INSTRUCTIONS TO FOLLOW: Do any lines in the data below contain "seaborn"? If so, copy every one of them.

MATERIAL:
[start]

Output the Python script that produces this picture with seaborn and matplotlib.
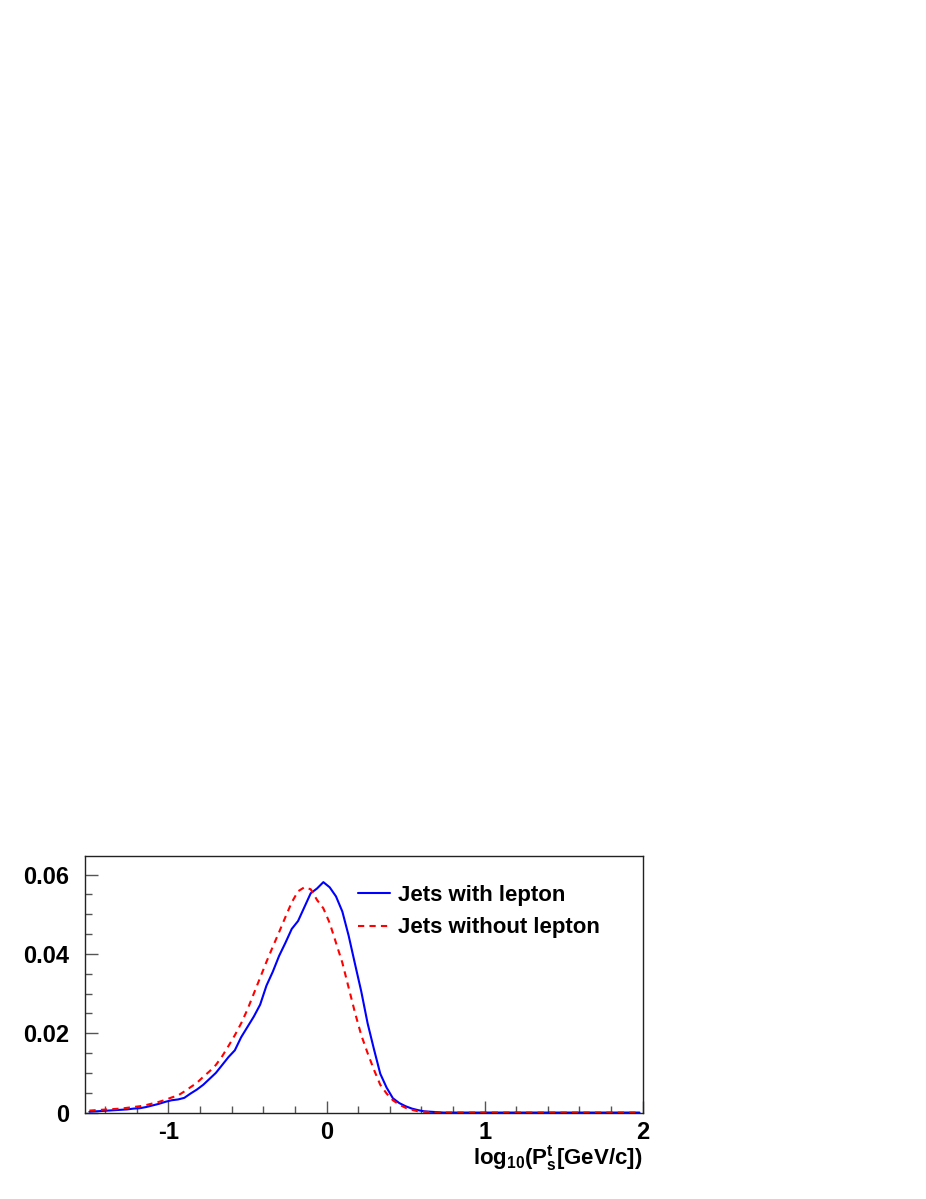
import numpy as np
import pandas as pd
import matplotlib
matplotlib.use("Agg")
import matplotlib.pyplot as plt
import seaborn as sns
from matplotlib.ticker import MultipleLocator

# bin centres (width 0.04) from -1.50 to 1.98
x_centres = np.round(np.arange(-1.50, 1.99, 0.04), 2)

with_lepton = [
    0.0002, 0.0003, 0.0004, 0.0005, 0.0006, 0.0007, 0.0008, 0.0010, 0.0011, 0.0014,
    0.0018, 0.0022, 0.0027, 0.0031, 0.0033, 0.0037, 0.0048, 0.0058, 0.0070, 0.0085,
    0.0100, 0.0120, 0.0140, 0.0157, 0.0190, 0.0216, 0.0242, 0.0272, 0.0320, 0.0355,
    0.0395, 0.0428, 0.0463, 0.0483, 0.0518, 0.0553, 0.0565, 0.0581, 0.0568, 0.0545,
    0.0507, 0.0446, 0.0375, 0.0305, 0.0225, 0.0160, 0.0098, 0.0063, 0.0036, 0.0024,
    0.0016, 0.0010, 0.0006, 0.0003, 0.0002, 0.0001,
]
without_lepton = [
    0.0005, 0.0006, 0.0007, 0.0008, 0.0009, 0.0010, 0.0012, 0.0014, 0.0016, 0.0019,
    0.0023, 0.0027, 0.0032, 0.0038, 0.0043, 0.0053, 0.0064, 0.0075, 0.0090, 0.0104,
    0.0120, 0.0142, 0.0168, 0.0195, 0.0225, 0.0260, 0.0300, 0.0340, 0.0380, 0.0418,
    0.0455, 0.0493, 0.0530, 0.0558, 0.0568, 0.0563, 0.0536, 0.0515, 0.0478, 0.0428,
    0.0378, 0.0315, 0.0252, 0.0195, 0.0150, 0.0108, 0.0070, 0.0048, 0.0031, 0.0020,
    0.0012, 0.0007, 0.0003, 0.0002, 0.0001, 0.0000,
]
n = len(x_centres)
with_lepton = with_lepton + [0.0] * (n - len(with_lepton))
without_lepton = without_lepton + [0.0] * (n - len(without_lepton))

labels = ["Jets with lepton", "Jets without lepton"]
x_ticks = [-1, 0, 1, 2]
y_ticks = [0, 0.02, 0.04, 0.06]
y_ticklabels = ["0", "0.02", "0.04", "0.06"]

df = pd.DataFrame({
    "x": np.concatenate([x_centres, x_centres]),
    "y": np.concatenate([with_lepton, without_lepton]),
    "series": [labels[0]] * n + [labels[1]] * n,
})

sns.set_theme(style="ticks")
plt.rcParams["font.family"] = ["Liberation Sans", "DejaVu Sans"]
plt.rcParams["font.weight"] = "bold"
plt.rcParams["text.color"] = "black"
plt.rcParams["axes.labelcolor"] = "black"
plt.rcParams["xtick.labelcolor"] = "black"
plt.rcParams["ytick.labelcolor"] = "black"
plt.rcParams["mathtext.fontset"] = "custom"
plt.rcParams["mathtext.rm"] = "Liberation Sans:bold"
plt.rcParams["mathtext.bf"] = "Liberation Sans:bold"
plt.rcParams["mathtext.it"] = "Liberation Sans:bold"

fig = plt.figure(figsize=(9.26, 11.99), dpi=100)
ax = fig.add_axes([0.0923, 0.0721, 0.6017, 0.2140])

sns.lineplot(data=df, x="x", y="y", hue="series", style="series",
             palette={labels[0]: "#0000ff", labels[1]: "#ff0000"},
             dashes={labels[0]: "", labels[1]: (3, 2.5)},
             linewidth=1.5, ax=ax, legend=True)

ax.set_xlim(-1.525, 2.0)
ax.set_ylim(0, 0.0647)
ax.set_xticks(x_ticks)
ax.set_xticklabels([str(t) for t in x_ticks])
ax.set_yticks(y_ticks)
ax.set_yticklabels(y_ticklabels)
ax.xaxis.set_minor_locator(MultipleLocator(0.2))
ax.yaxis.set_minor_locator(MultipleLocator(0.005))
ax.tick_params(axis="both", which="major", direction="in", length=9, width=1,
               labelsize=17, color="#555555")
ax.tick_params(axis="both", which="minor", direction="in", length=5, width=1,
               color="#555555")
ax.tick_params(axis="y", which="both", pad=12)
ax.tick_params(axis="x", which="both", pad=6)
ax.tick_params(top=False, right=False, which="both")
for lab in ax.get_xticklabels() + ax.get_yticklabels():
    lab.set_fontweight("bold")
    lab.set_color("black")
for sp in ax.spines.values():
    sp.set_visible(True)
    sp.set_color("#222222")
    sp.set_linewidth(1.0)

ax.set_xlabel(r"log$_{10}$(P$_{s}^{t}$[GeV/c])", fontsize=16, fontweight="bold",
              ha="right", va="top", color="black")
ax.xaxis.set_label_coords(1.0, -0.118)
ax.set_ylabel("")

leg = ax.legend(loc="upper left", bbox_to_anchor=(0.489, 0.886), frameon=False,
                fontsize=16, handlelength=1.45, handletextpad=0.36,
                labelspacing=0.5, borderpad=0.0, borderaxespad=0.0)
for t in leg.get_texts():
    t.set_fontweight("bold")
    t.set_color("black")

fig.savefig("out.png", dpi=100)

[end]

SOLUTION FOR THIS EXERCISE:
Output the Python script that produces this picture with seaborn and matplotlib.
import seaborn as sns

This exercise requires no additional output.